DATA BLOCK =

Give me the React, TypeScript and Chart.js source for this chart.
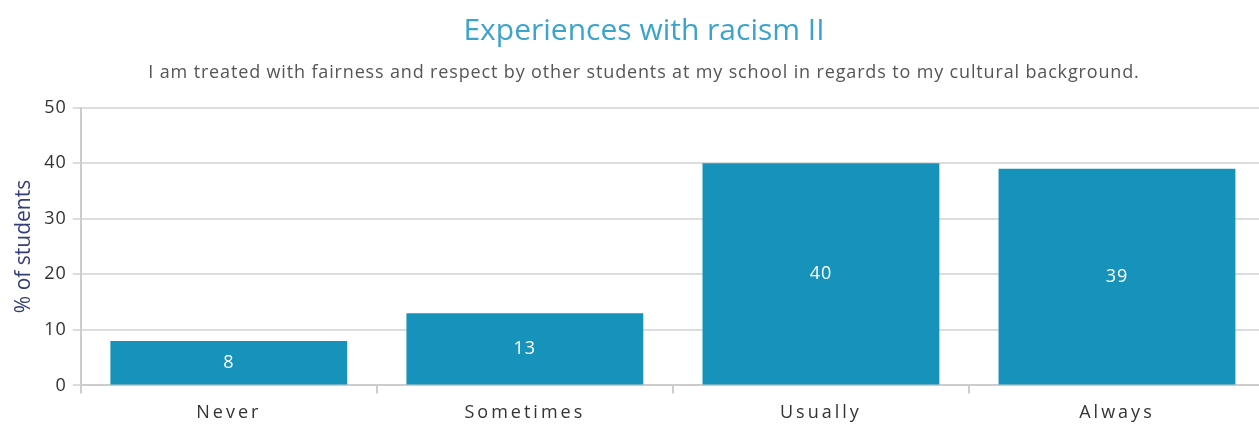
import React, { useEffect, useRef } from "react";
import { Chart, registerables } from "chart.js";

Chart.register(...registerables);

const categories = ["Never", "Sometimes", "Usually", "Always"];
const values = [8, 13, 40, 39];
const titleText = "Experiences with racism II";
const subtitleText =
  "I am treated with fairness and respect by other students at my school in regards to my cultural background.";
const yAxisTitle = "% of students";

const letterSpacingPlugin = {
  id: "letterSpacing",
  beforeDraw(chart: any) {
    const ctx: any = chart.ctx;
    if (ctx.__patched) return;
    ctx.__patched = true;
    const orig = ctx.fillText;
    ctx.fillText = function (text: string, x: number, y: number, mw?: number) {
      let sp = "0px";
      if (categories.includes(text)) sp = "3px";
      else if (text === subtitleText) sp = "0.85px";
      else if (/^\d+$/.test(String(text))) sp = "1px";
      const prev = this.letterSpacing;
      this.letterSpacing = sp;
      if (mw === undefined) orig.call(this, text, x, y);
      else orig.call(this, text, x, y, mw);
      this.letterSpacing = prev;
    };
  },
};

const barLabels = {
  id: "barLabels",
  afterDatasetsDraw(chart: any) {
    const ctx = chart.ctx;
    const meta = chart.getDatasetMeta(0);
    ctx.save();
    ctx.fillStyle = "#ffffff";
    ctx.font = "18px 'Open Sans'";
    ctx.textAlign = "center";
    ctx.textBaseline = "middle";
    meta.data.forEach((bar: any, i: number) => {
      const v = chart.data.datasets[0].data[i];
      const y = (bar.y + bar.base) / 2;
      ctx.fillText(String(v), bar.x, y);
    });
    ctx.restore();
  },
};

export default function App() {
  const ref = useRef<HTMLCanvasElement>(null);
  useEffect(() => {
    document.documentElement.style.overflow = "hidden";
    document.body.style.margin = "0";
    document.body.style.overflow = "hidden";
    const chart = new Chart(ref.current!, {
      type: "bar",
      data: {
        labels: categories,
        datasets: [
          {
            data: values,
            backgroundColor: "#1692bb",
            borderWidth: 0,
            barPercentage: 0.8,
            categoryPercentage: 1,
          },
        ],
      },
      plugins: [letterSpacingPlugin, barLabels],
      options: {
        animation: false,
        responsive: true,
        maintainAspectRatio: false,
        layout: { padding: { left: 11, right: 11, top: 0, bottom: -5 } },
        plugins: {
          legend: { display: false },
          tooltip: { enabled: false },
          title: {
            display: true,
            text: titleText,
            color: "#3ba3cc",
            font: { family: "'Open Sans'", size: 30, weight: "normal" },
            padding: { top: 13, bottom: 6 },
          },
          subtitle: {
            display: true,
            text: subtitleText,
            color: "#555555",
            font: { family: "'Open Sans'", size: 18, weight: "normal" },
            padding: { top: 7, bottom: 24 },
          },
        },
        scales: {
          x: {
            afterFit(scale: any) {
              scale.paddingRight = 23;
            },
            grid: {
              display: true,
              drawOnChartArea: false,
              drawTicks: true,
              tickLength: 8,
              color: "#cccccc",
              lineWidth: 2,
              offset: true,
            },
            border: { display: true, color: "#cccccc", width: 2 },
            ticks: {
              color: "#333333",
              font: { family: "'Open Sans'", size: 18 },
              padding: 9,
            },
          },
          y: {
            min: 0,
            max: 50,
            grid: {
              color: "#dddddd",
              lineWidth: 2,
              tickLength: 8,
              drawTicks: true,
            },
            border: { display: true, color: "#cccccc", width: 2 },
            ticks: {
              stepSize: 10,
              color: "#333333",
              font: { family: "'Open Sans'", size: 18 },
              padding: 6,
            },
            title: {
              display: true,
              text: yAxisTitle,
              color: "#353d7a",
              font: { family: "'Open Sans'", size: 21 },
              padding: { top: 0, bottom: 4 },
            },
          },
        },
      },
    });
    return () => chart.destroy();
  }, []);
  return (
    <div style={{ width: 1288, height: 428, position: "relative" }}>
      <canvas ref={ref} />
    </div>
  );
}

WHAT IS BEING ASKED = Find every line that has "this" in it, then return those lines.

FULL OUTPUT =
Give me the React, TypeScript and Chart.js source for this chart.
      const prev = this.letterSpacing;
      this.letterSpacing = sp;
      if (mw === undefined) orig.call(this, text, x, y);
      else orig.call(this, text, x, y, mw);
      this.letterSpacing = prev;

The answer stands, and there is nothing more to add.